Cuba's History in Brief
Currently, the Republic of Cuba is the most populated island in the Caribbean with over 11 million people. Christopher Columbus stumbled on the island back in 1492 and immediately claimed it in the name of Spain.
It stayed under Spain's rule until the Spanish-American war ended in the late 1800s. It broke off from the US in 1902 to form its own nation. By the mid-1900s, the US-supported dictator, Fulgencio Batista y Zaldívar, was overthrown after a successful six-year revolution. That revolution, appropriately dubbed the "Cuban Revolution," was led by Fidel Castro and aided by the ever-famous Ernesto "Che" Guevara. Che didn't make it, but Castro stuck around for quite some time.

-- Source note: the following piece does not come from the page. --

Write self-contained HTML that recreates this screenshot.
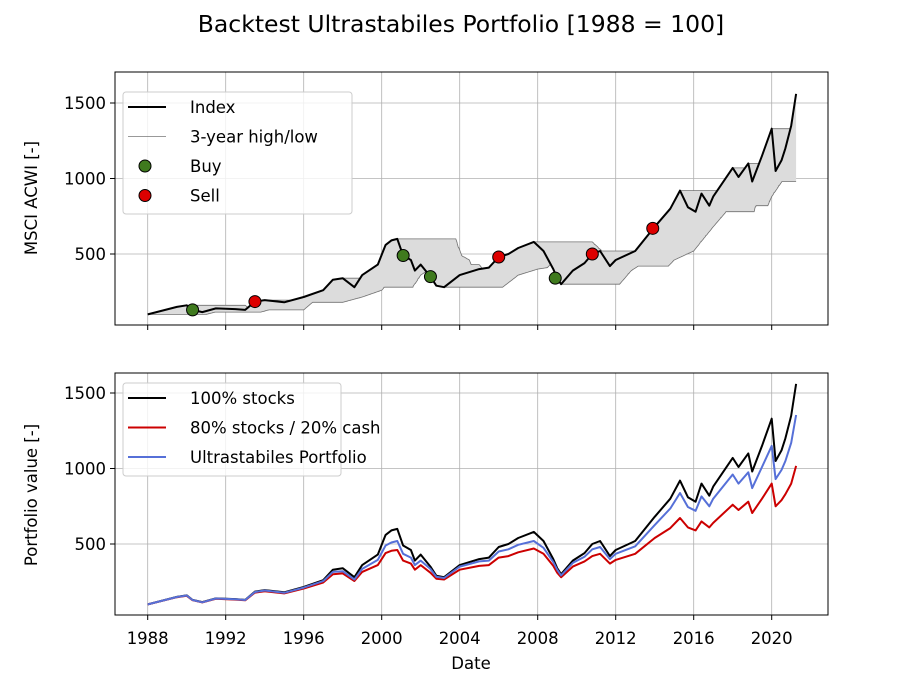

With Castro leading first as prime minister and then president for the some five decades that followed, the country's global and economic ranking as a communist nation has been less than stellar. Cited as a nation that violates human rights and restricts basic freedoms, Cuba's relationship with the "free world" has been strained to say the least.
In early 2008, Raúl Castro, Fidel's brother, took over and relations between the Cuban government, its people and the world has been changing ever since. President Barack Obama's administration has worked to reduce restrictions and ease relations between the two countries, but, so far, the embargoes remain. Obama, however, has made talk of a "new beginning."